Initially, Ranbaxy’s defective ARV drugs were distributed in four African and about a dozen Caribbean countries. Distribution of low cost generics manufactured in India was expanded to other developing countries after what became known as the Clinton Health Aids Initiative negotiated a deal with the UNITAID consortium. Established in 2006 by Britain, Brazil, Chile, France and Norway, UNITAID is financed chiefly by levies on airline tickets.
The World Health Organization had suspicions about Ranbaxy in 2004. A whistleblower told the Food and Drug Administration in 2007 how the company fabricated data to win FDA approvals. The fraud was made public in a Justice Department filing in 2008.
In 2012, the Justice Department banned Ranbaxy from selling in the U.S. drugs manufactured at several Indian plants. A month after Mr. Clinton’s lavish praise for the firm, Ranbaxy pled guilty to criminal counts of selling adulterated drugs with intent to defraud.
“Who cares? It’s just blacks dying.” That’s how a senior Ranbaxy executive dismissed concerns expressed by other executives the company was manufacturing defective medicines, Fortune magazine reported in a lengthy expose that month (May 2013).
The whistleblower, Dinesh Thakur, said he tried to meet with Clinton Foundation officials, but they blew him off.
The Clinton Foundation’s “India success story” was an exercise in “self-serving philanthropy,” concluded the Blackburn report. The Indian firms involved soared in value. Executives of these firms made donations to the Clinton Foundation, and there were “possible kickbacks in the form of million-dollar consulting contracts to President Clinton from the friend of convicted felon and Ranbaxy advocate Rajat Gupta,” the report said.

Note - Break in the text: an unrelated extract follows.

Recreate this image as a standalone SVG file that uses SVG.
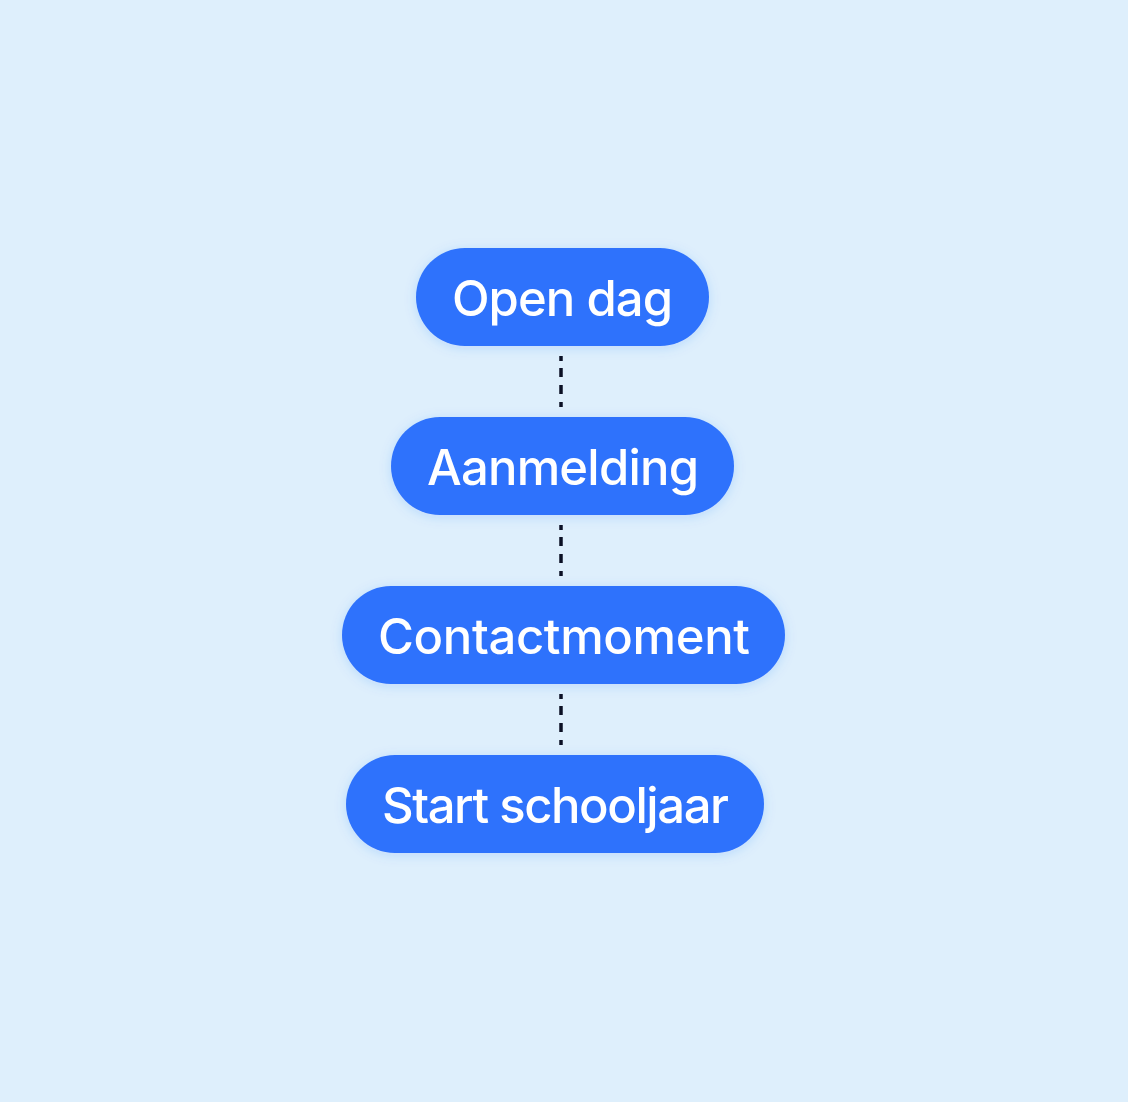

The Clinton Foundation may have skimmed tens of millions of dollars from UNITAID levies on airline tickets, Clinton Foundation financial reports suggest, said Charles Ortel, a financial analyst who discovered major discrepancies in General Electric’s financial reports. Between November 2006 and December 2008, UNITAID reported giving about $100 million more than CHAI reported receiving, he said.
When Australia agreed to donate to CHAI in 2006, the Clinton Foundation had just one staffer in the entire Asia-Pacific region, noted Australian journalist Michael Smith. Ruby Shang also was in charge of the Clinton Foundation’s climate change initiative in the region.
Clinton Foundation public disclosures are so bad no outsider can know for sure how much money it may have made from its AIDS initiative, Mr. Ortel caveated. But “Bill and Hillary and their partners appear to have helped themselves to tens of millions of dollars donated to help the desperately poor,” he estimated.”